The past and future can benefit each other. There is a rather substantial age difference between Matty Mullins and I. We grew up in disparate generations, but none of it mattered when we sat down to chat. I was fascinated by his open honest responses to my questions that provided valuable cultural insight on the youth of today. I admire his strong Christian beliefs and dedication to his family and music. When I listened to him, I found that Mullins and I share the same view on so many important issues. I was inspired by a young man who has merged his message with music, successfully encouraging millions of fans to connect and discover the power within themselves. There was no generation gap or age difference as we spoke openly on numerous topics.

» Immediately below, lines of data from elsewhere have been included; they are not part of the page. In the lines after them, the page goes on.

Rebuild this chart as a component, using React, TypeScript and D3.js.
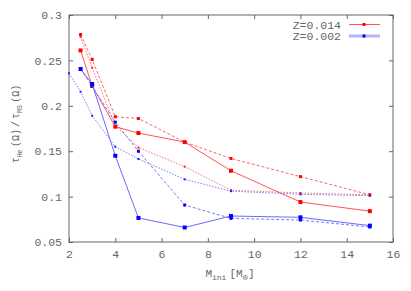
import React, { useRef, useEffect } from 'react';
import * as d3 from 'd3';

// initial masses (Msun)
const masses = [2.5, 3, 4, 5, 7, 9, 12, 15];
const massesDotBlue = [2, 2.5, 3, 4, 5, 7, 9, 12, 15];

// tau_He / tau_MS, Z=0.014
const redSolid = [0.261, 0.222, 0.177, 0.170, 0.160, 0.1285, 0.094, 0.084];
const redDashed = [0.2785, 0.251, 0.188, 0.186, 0.160, 0.142, 0.122, 0.102];
const redDotted = [0.276, 0.242, 0.178, 0.154, 0.133, 0.107, 0.104, 0.102];

// tau_He / tau_MS, Z=0.002
const blueSolid = [0.2405, 0.224, 0.145, 0.0765, 0.066, 0.0786, 0.0772, 0.068];
const blueDashed = [0.2405, 0.2215, 0.182, 0.150, 0.0907, 0.076, 0.0742, 0.0665];
const blueDotted = [0.2358, 0.2155, 0.189, 0.155, 0.1414, 0.119, 0.106, 0.1025, 0.101];

const xTicks = [2, 4, 6, 8, 10, 12, 14, 16];
const yTicks = [0.05, 0.1, 0.15, 0.2, 0.25, 0.3];
const legendLabels = ['Z=0.014', 'Z=0.002'];

const FONT = '"Liberation Mono", "DejaVu Sans Mono", monospace';
const TEXT = '#666';

function App() {
  const ref = useRef<SVGSVGElement>(null);

  useEffect(() => {
    const svg = d3.select(ref.current);
    svg.selectAll('*').remove();

    const width = 411;
    const height = 291;
    const margin = { top: 15, right: 18, bottom: 49, left: 69 };

    const x = d3.scaleLinear()
      .domain([2, 16])
      .range([margin.left, width - margin.right]);
    const y = d3.scaleLinear()
      .domain([0.05, 0.3])
      .range([height - margin.bottom, margin.top]);

    // frame
    svg.append('rect')
      .attr('x', x(2))
      .attr('y', y(0.3))
      .attr('width', x(16) - x(2))
      .attr('height', y(0.05) - y(0.3))
      .attr('fill', 'none')
      .attr('stroke', '#666')
      .attr('stroke-width', 1);

    const styleAxis = (g: any) => {
      g.select('.domain').remove();
      g.selectAll('line').attr('stroke', '#666');
      g.selectAll('text')
        .attr('fill', TEXT)
        .style('font-family', FONT)
        .style('font-size', '11.5px');
    };

    svg.append('g')
      .attr('transform', `translate(0,${y(0.05)})`)
      .call(d3.axisBottom(x).tickValues(xTicks).tickSize(-4).tickPadding(8).tickFormat(d3.format('d')))
      .call(styleAxis);
    svg.append('g')
      .attr('transform', `translate(0,${y(0.3)})`)
      .call(d3.axisTop(x).tickValues(xTicks).tickSize(-4).tickFormat(() => ''))
      .call(styleAxis);
    svg.append('g')
      .attr('transform', `translate(${x(2)},0)`)
      .call(d3.axisLeft(y).tickValues(yTicks).tickSize(-4).tickPadding(7).tickFormat(d => String(+d)))
      .call(styleAxis);
    svg.append('g')
      .attr('transform', `translate(${x(16)},0)`)
      .call(d3.axisRight(y).tickValues(yTicks).tickSize(-4).tickFormat(() => ''))
      .call(styleAxis);

    const line = d3.line<[number, number]>()
      .x(d => x(d[0]))
      .y(d => y(d[1]));

    const series = [
      { xs: masses, ys: redDotted, line: '#ff7070', pt: '#ff2020', dash: '1.5,1.5', size: 2 },
      { xs: masses, ys: redDashed, line: '#ff6666', pt: '#ff0000', dash: '3,2', size: 3 },
      { xs: masses, ys: redSolid, line: '#ff5555', pt: '#ff0000', dash: null, size: 4 },
      { xs: massesDotBlue, ys: blueDotted, line: '#7c7cff', pt: '#2020ff', dash: '1.5,1.5', size: 2 },
      { xs: masses, ys: blueDashed, line: '#7777ff', pt: '#0000ff', dash: '3,2', size: 3 },
      { xs: masses, ys: blueSolid, line: '#6a6aff', pt: '#0000ff', dash: null, size: 4 },
    ];

    series.forEach(s => {
      const pts = s.xs.map((m, i) => [m, s.ys[i]] as [number, number]);
      svg.append('path')
        .datum(pts)
        .attr('d', line)
        .attr('fill', 'none')
        .attr('stroke', s.line)
        .attr('stroke-width', 1)
        .attr('stroke-dasharray', s.dash);
      svg.selectAll(null)
        .data(pts)
        .enter()
        .append('rect')
        .attr('x', d => x(d[0]) - s.size / 2)
        .attr('y', d => y(d[1]) - s.size / 2)
        .attr('width', s.size)
        .attr('height', s.size)
        .attr('fill', s.pt);
    });

    // legend
    const legend = svg.append('g');
    const legendRows = [
      { label: legendLabels[0], line: '#ff5555', width: 1, pt: '#ff0000' },
      { label: legendLabels[1], line: '#b4b4ff', width: 3, pt: '#0000ff' },
    ];
    legendRows.forEach((r, i) => {
      const ly = 24.5 + i * 11.5;
      legend.append('text')
        .attr('x', 341)
        .attr('y', ly)
        .attr('dy', '0.35em')
        .attr('text-anchor', 'end')
        .attr('fill', TEXT)
        .style('font-family', FONT)
        .style('font-size', '11.5px')
        .text(r.label);
      legend.append('line')
        .attr('x1', 349).attr('x2', 380)
        .attr('y1', ly).attr('y2', ly)
        .attr('stroke', r.line)
        .attr('stroke-width', r.width);
      legend.append('rect')
        .attr('x', 362.5).attr('y', ly - 1.5)
        .attr('width', 3).attr('height', 3)
        .attr('fill', r.pt);
    });

    // x label
    const xl = svg.append('text')
      .attr('x', 230)
      .attr('y', 277)
      .attr('text-anchor', 'middle')
      .attr('fill', TEXT)
      .style('font-family', FONT)
      .style('font-size', '11px');
    xl.append('tspan').text('M');
    xl.append('tspan').attr('dy', 3).style('font-size', '8px').text('ini');
    xl.append('tspan').attr('dy', -3).attr('dx', 3).text('[M');
    xl.append('tspan').attr('dy', 3).style('font-size', '9px').text('⊙');
    xl.append('tspan').attr('dy', -3).text(']');

    // y label
    const yl = svg.append('text')
      .attr('transform', 'translate(19,124) rotate(-90)')
      .attr('text-anchor', 'middle')
      .attr('fill', TEXT)
      .style('font-family', FONT)
      .style('font-size', '10px');
    yl.append('tspan').text('τ');
    yl.append('tspan').attr('dy', 3).style('font-size', '6.5px').text('He');
    yl.append('tspan').attr('dy', -3).attr('dx', 2.5).text('(Ω)');
    yl.append('tspan').attr('dx', 2).text('/');
    yl.append('tspan').attr('dx', 2).text('τ');
    yl.append('tspan').attr('dy', 3).style('font-size', '6.5px').text('MS');
    yl.append('tspan').attr('dy', -3).attr('dx', 2.5).text('(Ω)');
  }, []);

  return (
    <svg
      ref={ref}
      width={411}
      height={291}
      style={{ position: 'absolute', left: 0, top: 0, background: '#fff' }}
    />
  );
}

export default App;
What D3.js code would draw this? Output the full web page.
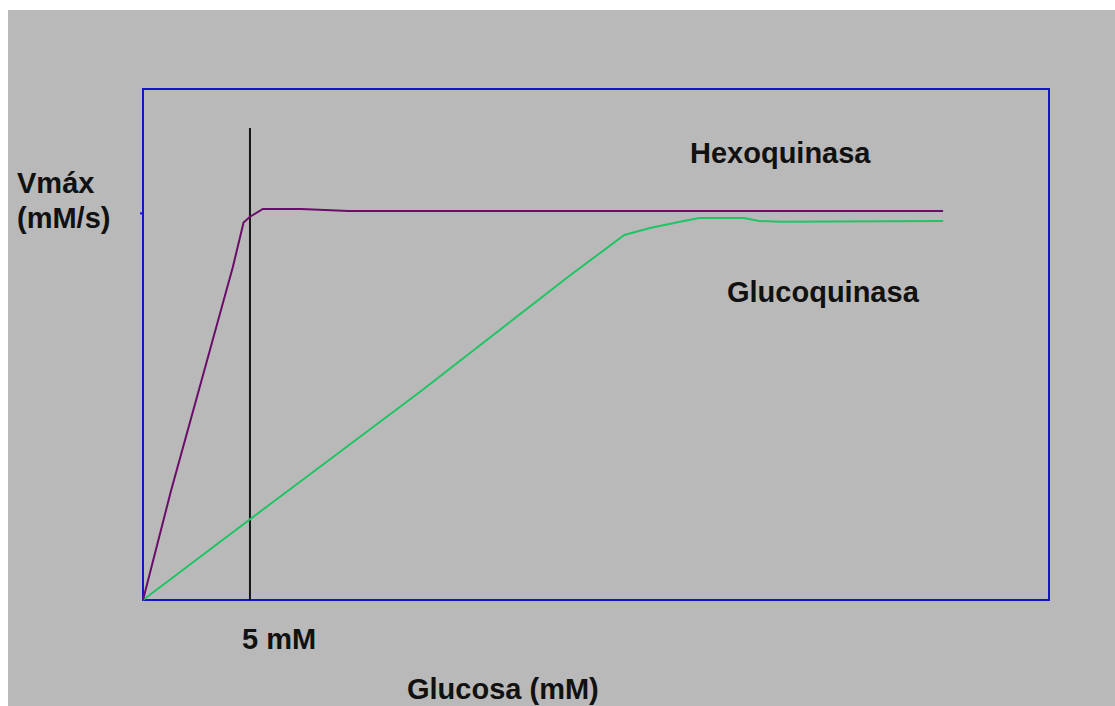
<!DOCTYPE html>
<html>
<head>
<meta charset="utf-8">
<script src="https://cdn.jsdelivr.net/npm/d3@7"></script>
<style>
  body { margin: 0; background: #ffffff; }
  text { font-family: "Liberation Sans", Arial, sans-serif; font-weight: bold; fill: #111; }
</style>
</head>
<body>
<div id="chart"></div>
<script>
// glucose concentration (mM) vs relative velocity (1 = Vmax)
const hexoX = [0, 1.3, 2.9, 4.2, 4.7, 5.0, 5.6, 7.4, 9.6, 37.4];
const hexoY = [0, 0.28, 0.60, 0.86, 0.975, 0.99, 1.01, 1.01, 1.005, 1.005];
const glucoX = [0, 6.0, 13.0, 20.0, 22.5, 23.7, 25.1, 26.0, 28.1, 28.8, 29.8, 37.4];
const glucoY = [0, 0.25, 0.54, 0.84, 0.943, 0.961, 0.977, 0.987, 0.987, 0.979, 0.977, 0.979];
const markX = 5;        // 5 mM reference line
const vmax = 1;

const width = 1115;
const height = 706;
const margin = {t: 89, b: 106, l: 143, r: 66};

const svg = d3.select("#chart")
    .append("svg")
    .attr("width", width)
    .attr("height", height);

//background
svg.append("rect")
    .attr("x", 8)
    .attr("y", 10)
    .attr("width", width - 8)
    .attr("height", height - 10)
    .attr("fill", "#b9b9b9");

const xScale = d3.scaleLinear()
    .domain([0, 42.35])
    .range([margin.l, width - margin.r]);

const yScale = d3.scaleLinear()
    .domain([0, 1.32])
    .range([height - margin.b, margin.t]);

//plot frame
svg.append("rect")
    .attr("x", margin.l)
    .attr("y", margin.t)
    .attr("width", width - margin.l - margin.r)
    .attr("height", height - margin.t - margin.b)
    .attr("fill", "none")
    .attr("stroke", "#1414c8")
    .attr("stroke-width", 2);

//little tick at Vmax
const y_axis = d3.axisLeft(yScale)
    .tickValues([vmax])
    .tickSize(3)
    .tickFormat("");
svg.append("g")
    .attr("transform", `translate(${margin.l}, 0)`)
    .call(y_axis)
    .call(g => g.select(".domain").remove())
    .call(g => g.selectAll("line").attr("stroke", "#1414c8").attr("stroke-width", 2));

//5 mM line
svg.append("line")
    .attr("x1", xScale(markX))
    .attr("x2", xScale(markX))
    .attr("y1", 128)
    .attr("y2", yScale(0))
    .attr("stroke", "#151515")
    .attr("stroke-width", 2);

const makeLine = d3.line()
    .x(d => xScale(d[0]))
    .y(d => yScale(d[1]));

svg.append("path")
    .attr("d", makeLine(d3.zip(glucoX, glucoY)))
    .attr("fill", "none")
    .attr("stroke", "#1fc464")
    .attr("stroke-width", 2);

svg.append("path")
    .attr("d", makeLine(d3.zip(hexoX, hexoY)))
    .attr("fill", "none")
    .attr("stroke", "#6a0c6a")
    .attr("stroke-width", 2);

//labels
function label(x, y, t) {
    svg.append("text")
        .attr("x", x)
        .attr("y", y)
        .attr("font-size", "29px")
        .text(t);
}
label(690, 163, "Hexoquinasa");
label(727, 302, "Glucoquinasa");
label(17, 193, "Vmáx");
label(17, 228, "(mM/s)");
label(242, 649, "5 mM");
label(407, 699, "Glucosa (mM)");
</script>
</body>
</html>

The proof is the bottom line. Signed to Rise Records, Memphis May Fire have seen their share of success. Their critically acclaimed album, Unconditional, has been wildly popular with fans worldwide, because it resonates with relevant lyrics and complicated, compelling music. They have toured the world, playing to packed houses and sold out shows. One of the largest crowds at Warped Tour gathered to watch Memphis May Fire perform, responding to Mullins with smiles, positive energy, and lots of jumping. He also released a self-titled solo album in 2014 through the same label. All in all, I believe Matty Mullins is definitive proof that good guys do not always finish last.